Chesapeake Energy (CHK, Financial) ended fiscal 2014 with good growth despite a weaker oil price environment. After an impressive financial performance in 2014, Chesapeake has emerged as a stronger, less complex and more flexible company. In addition, the company also saw strong improvement in production, along with a reduced rig count.

However, the oil market's prospects are not favorable. Still, the company's strategic initiatives and lower gas prices will lead to improvement in cash flow and earnings in 2015. Besides this, Chesapeake will also be focusing on maintaining a cost structure which can help it to stay competitive in these market conditions.

The way ahead

A strong quarterly performance is clear evidence of Chesapeake’s operational excellence. The stock has been impressive in the market in the past as well. This has helped Chesapeake improve its capital efficiency by 30% to 60% in each of its operating areas. With this growth in the efficiencies, the company is expecting to achieve cost leadership in the coming days. In addition, the company wants better cost reductions to improve margins, and it seems that its efforts are taking shape as it reduced its capital expenditures by 23% as compared to 2013. It is expecting further cost reduction to deliver significant synergies to it in future.

Moving ahead, a close focus on core assets should also ramp up Chesapeake’s growth in 2015. The company is letting off its non-core assets while having a close focus on some of its booming core assets. Under this, Chesapeake is putting all its efforts to uplift its E&P business. The company has also sold its Southern Marcellus shale and Eastern Utica shale assets which contributed to better financial flexibility. This financial flexibility should impact its balance sheet predominantly, attracting more investors to the stock.
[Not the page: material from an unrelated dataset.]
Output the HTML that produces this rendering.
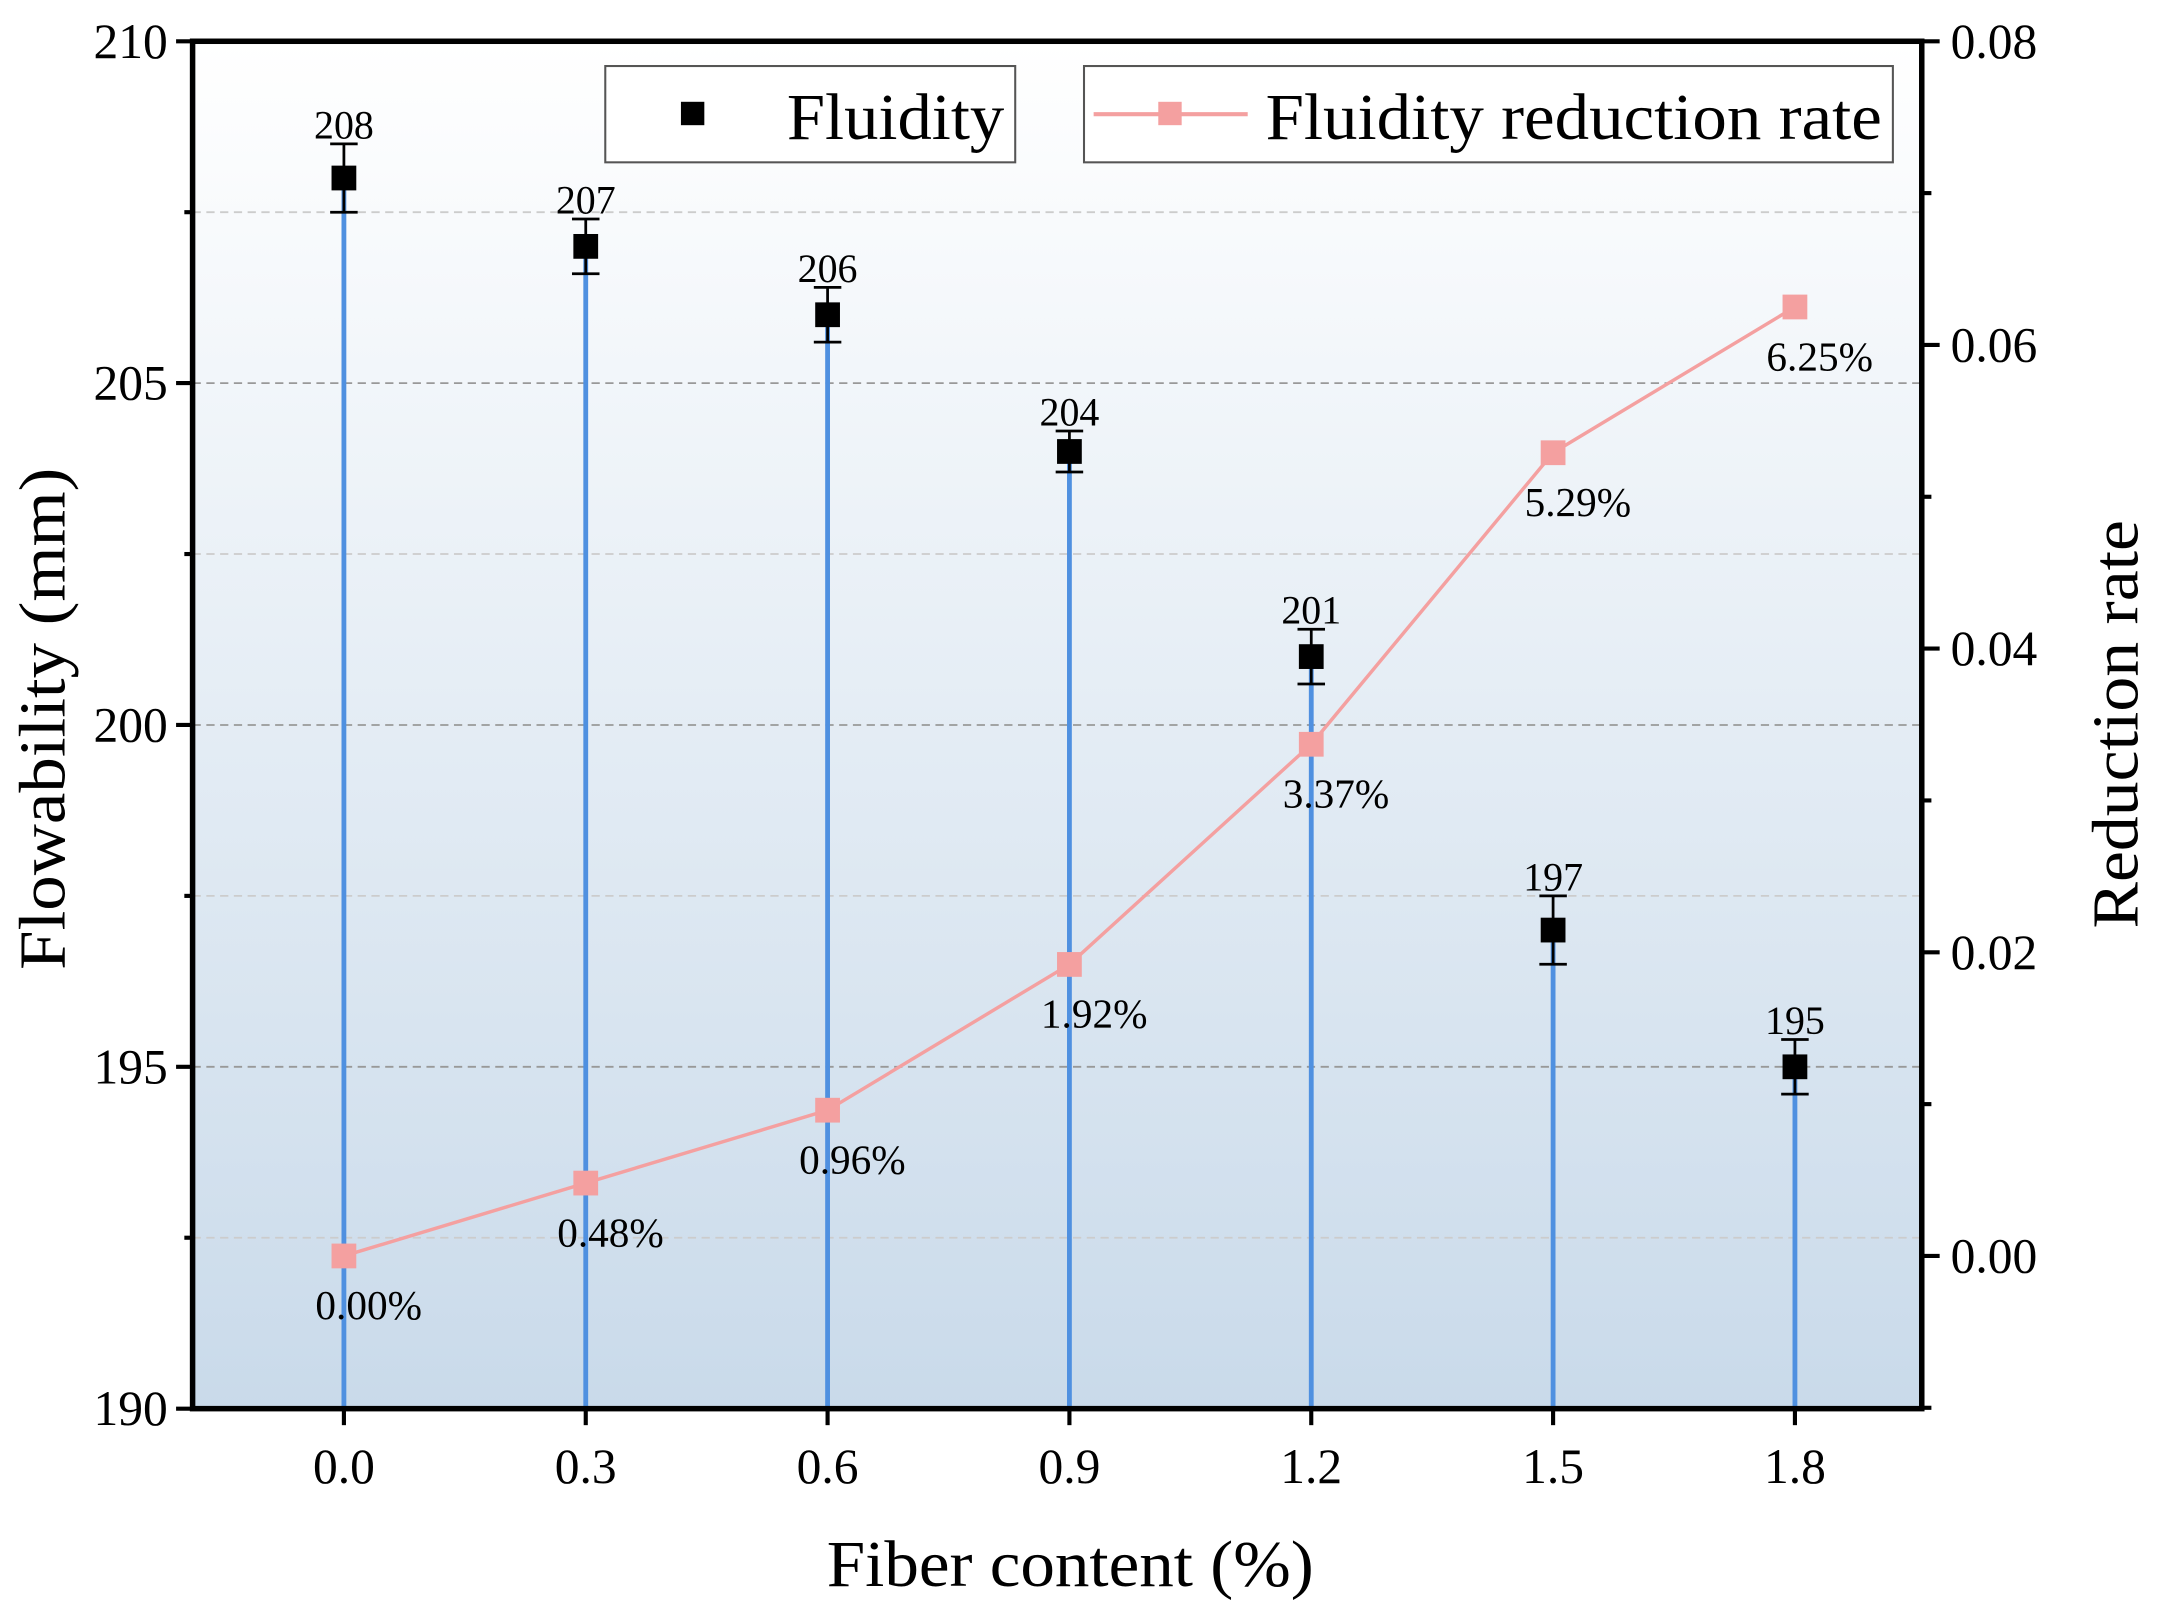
<!DOCTYPE html>
<html><head><meta charset="utf-8"><style>
html,body{margin:0;padding:0;background:#fff}
svg{display:block}
text{font-family:"Liberation Serif",serif;fill:#000}
</style></head><body>
<svg id="chart" width="2157" height="1615" viewBox="0 0 1568 1174" xmlns="http://www.w3.org/2000/svg">
<defs><linearGradient id="bg" x1="0" y1="0" x2="0" y2="1">
<stop offset="0" stop-color="#ffffff"/><stop offset="1" stop-color="#c9daea"/></linearGradient></defs>
<rect x="140" y="30" width="1257" height="994" fill="url(#bg)"/>
<g id="grid"></g>
<g id="drops"></g>
<g id="line"></g>
<g id="points"></g>
<g id="axes"></g>
<g>
<rect x="440" y="48" width="298" height="70" fill="#fff" stroke="#555" stroke-width="1.5"/>
<rect x="495" y="74" width="17" height="17" fill="#000"/>
<text x="572" y="101" font-size="48" textLength="158" lengthAdjust="spacingAndGlyphs">Fluidity</text>
<rect x="788" y="48" width="588" height="70" fill="#fff" stroke="#555" stroke-width="1.5"/>
<line x1="795" y1="83" x2="907" y2="83" stroke="#f4a0a0" stroke-width="3"/>
<rect x="842" y="74" width="17" height="17" fill="#f4a0a0"/>
<text x="920" y="101" font-size="48" textLength="448" lengthAdjust="spacingAndGlyphs">Fluidity reduction rate</text>
</g>
<text x="601" y="1153" font-size="48" textLength="354" lengthAdjust="spacingAndGlyphs">Fiber content (%)</text>
<text transform="translate(47,705) rotate(-90)" font-size="48" textLength="365" lengthAdjust="spacingAndGlyphs">Flowability (mm)</text>
<text transform="translate(1554,675) rotate(-90)" font-size="48" textLength="297" lengthAdjust="spacingAndGlyphs">Reduction rate</text>
</svg>
<script>
const categories=[0.0,0.3,0.6,0.9,1.2,1.5,1.8];
const xLabels=["0.0","0.3","0.6","0.9","1.2","1.5","1.8"];
const fluidity=[208,207,206,204,201,197,195];
const fluidityErr=[0.5,0.4,0.4,0.3,0.4,0.5,0.4];
const reduction=[0,0.0048,0.0096,0.0192,0.0337,0.0529,0.0625];
const reductionLabels=["0.00%","0.48%","0.96%","1.92%","3.37%","5.29%","6.25%"];
const leftTicks=[190,195,200,205,210];
const rightTicks=[0,0.02,0.04,0.06,0.08];
const NS="http://www.w3.org/2000/svg";
const X=v=>250+(v/0.3)*175.8;
const YL=v=>1024-(v-190)*(994/20);
const YR=v=>913-v*(883/0.08);
function mk(p,t,a){const e=document.createElementNS(NS,t);for(const k in a)e.setAttribute(k,a[k]);p.appendChild(e);return e;}
const g=id=>document.getElementById(id);
[192.5,195,197.5,200,202.5,205,207.5].forEach(v=>{const maj=v%5===0;
const l=mk(g('grid'),'line',{x1:140,x2:1397,y1:YL(v),y2:YL(v),stroke:maj?'#999':'#ccc','stroke-width':1.3,'stroke-dasharray':'6,4'});

});
categories.forEach((c,i)=>{
const x=X(c),y=YL(fluidity[i]);
const d=mk(g('drops'),'line',{x1:x,x2:x,y1:y,y2:1024,stroke:'#4f90e0','stroke-width':3.5});


const e1=YL(fluidity[i]+fluidityErr[i]),e2=YL(fluidity[i]-fluidityErr[i]);
const eb=mk(g('points'),'path',{d:`M${x},${e1}V${e2}M${x-10},${e1}H${x+10}M${x-10},${e2}H${x+10}`,stroke:'#000','stroke-width':2,fill:'none'});


const p=mk(g('points'),'rect',{x:x-9,y:y-9,width:18,height:18,fill:'#000'});


const t=mk(g('points'),'text',{x:x,y:e1-4,'font-size':29,'text-anchor':'middle'});t.textContent=fluidity[i];


});
const pl=mk(g('line'),'polyline',{points:categories.map((c,i)=>X(c)+','+YR(reduction[i])).join(' '),fill:'none',stroke:'#f4a0a0','stroke-width':2.5});


categories.forEach((c,i)=>{const x=X(c),y=YR(reduction[i]);
const m=mk(g('line'),'rect',{x:x-9,y:y-9,width:18,height:18,fill:'#f4a0a0'});


const t=mk(g('line'),'text',{x:x+18,y:y+46,'font-size':30,'text-anchor':'middle'});t.textContent=reductionLabels[i];

});
const A=g('axes');
const fr=mk(A,'rect',{x:140,y:30,width:1257,height:994,fill:'none',stroke:'#000','stroke-width':4});


leftTicks.forEach(v=>{const y=YL(v);
const tk=mk(A,'line',{x1:128,x2:140,y1:y,y2:y,stroke:'#000','stroke-width':3});


const t=mk(A,'text',{x:122,y:y+12,'font-size':36,'text-anchor':'end'});t.textContent=v;

});
[192.5,197.5,202.5,207.5].forEach(v=>{const y=YL(v);const tk=mk(A,'line',{x1:134,x2:140,y1:y,y2:y,stroke:'#000','stroke-width':3});

});
rightTicks.forEach(v=>{const y=YR(v);
const tk=mk(A,'line',{x1:1397,x2:1410,y1:y,y2:y,stroke:'#000','stroke-width':3});


const t=mk(A,'text',{x:1418,y:y+12,'font-size':36});t.textContent=v.toFixed(2);

});
[-0.01,0.01,0.03,0.05,0.07].forEach(v=>{const y=YR(v);const tk=mk(A,'line',{x1:1397,x2:1404,y1:y,y2:y,stroke:'#000','stroke-width':3});

});
categories.forEach((c,i)=>{const x=X(c);
const tk=mk(A,'line',{x1:x,x2:x,y1:1024,y2:1036,stroke:'#000','stroke-width':3});


const t=mk(A,'text',{x:x,y:1078,'font-size':36,'text-anchor':'middle'});t.textContent=xLabels[i];

});
</script>
</body></html>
For 2015, Chesapeake will be focusing on achieving better financial and operational flexibility. Since the overall commodity market is challenging, driving costs lower will be among Chesapeake’s prime priorities. This will generate cash which it can invest in some of the most profitable ventures for better returns. To achieve this, the company has also reduced its capital program by 37% and is expecting the production to grow between 3% and 5% in 2015. In addition, lower gas prices are also an advantage for Chesapeake as it can further support its business growth.

Conclusion

Moving to the fundamentals, the stock with a trailing P/E of 7.39 is dirt cheap and with forward P/E of 30.69, the stock is showing positive earnings growth in the near term. It is expected to gain good market share in the future with an attractive profit margin of 9.15%. Considering all these facts, Chesapeake Energy is definitely a good pick as of now.